Las Vegas Foreclosures private jet toursThe rich are skittish about buying foreclosed properties - and with good reason. Who wants to join those crowded bus and boat tours that ferry hordes of bargain hunters to abandoned homes, where you have to traipse through discarded furniture and overgrown lawns?

Now foreclosure tourism is aiming for a higher market with - wait for it - trips on a private jet to tour million-dollar bank-owned properties in the hard hit Las Vegas real estate market. What a way to go: you're picked up in Los Angeles in a new four-passenger Embraer Phenom 100 plane outfitted with BMW-designed leather interiors, flown to an executive airport in Vegas, and taken by limo to a number of ultra-luxury properties that are on sale for up to half their original price.

And you're back at the end of the day, none the worse for wear.
"Think of it as an affluent, wealthy version of the bus tour," says Ken Lowman, broker and owner of Luxury Homes of Las Vegas, who has organized the real estate fly by with JetSuite Air, a private jet charter service. Pairing private jets and property (even the foreclosed kind) makes sense "because a guy who can buy a $4 million home will also want to fly in a private jet," explains Lowman. Before you strap yourself in, though, your credit will be checked to see if a multimillion dollar residence is in your budget.

On the tour are a number of homes in high end, gated golf communities about 25 minutes from the strip. Consider the 10,692-square foot residence in Tournament Hills at Summerlin, with 7 bedrooms and 10 bathrooms, an outdoor oasis pool and spa overlooking the 4th hole and a full basketball court. It's a bargain at $4.6 million, knocked down from $9.2 million in 2007, and a good example of just how far the Las Vegas real estate market has tumbled.

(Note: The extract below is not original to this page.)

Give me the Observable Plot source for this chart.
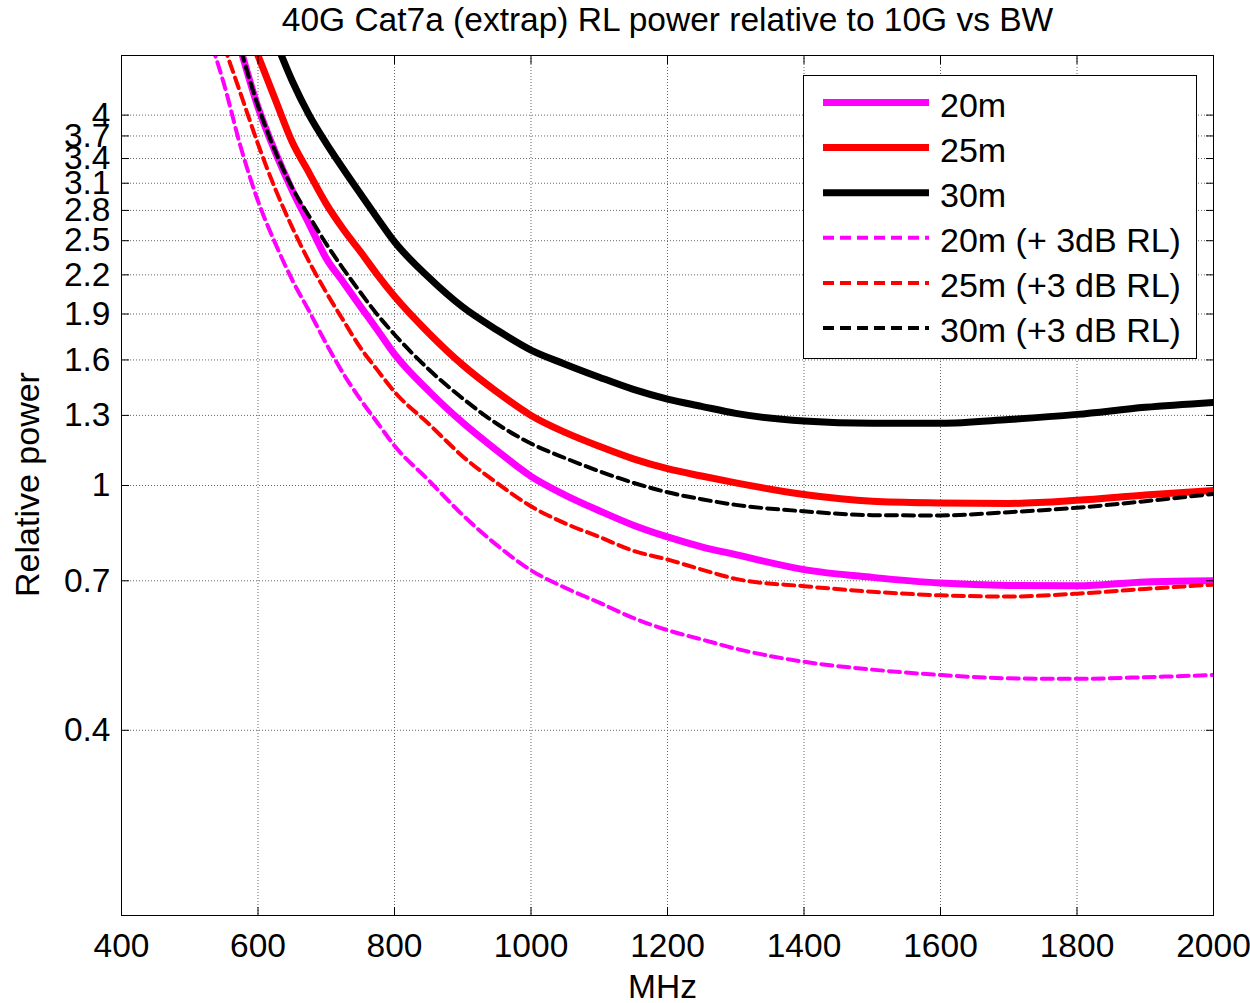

It's not clear if jet forays to foreclosed homes will become a new sport for the rich, or lure them back into property investing, even with prices at rock bottom. One thing is for sure: prospective buyers won't be rubbing elbows with other tourists in the jet's spacious cabin. On these junkets, it's only one buyer per plane. "These are the kinds of people who don't want to share a plane with others," Lowman says.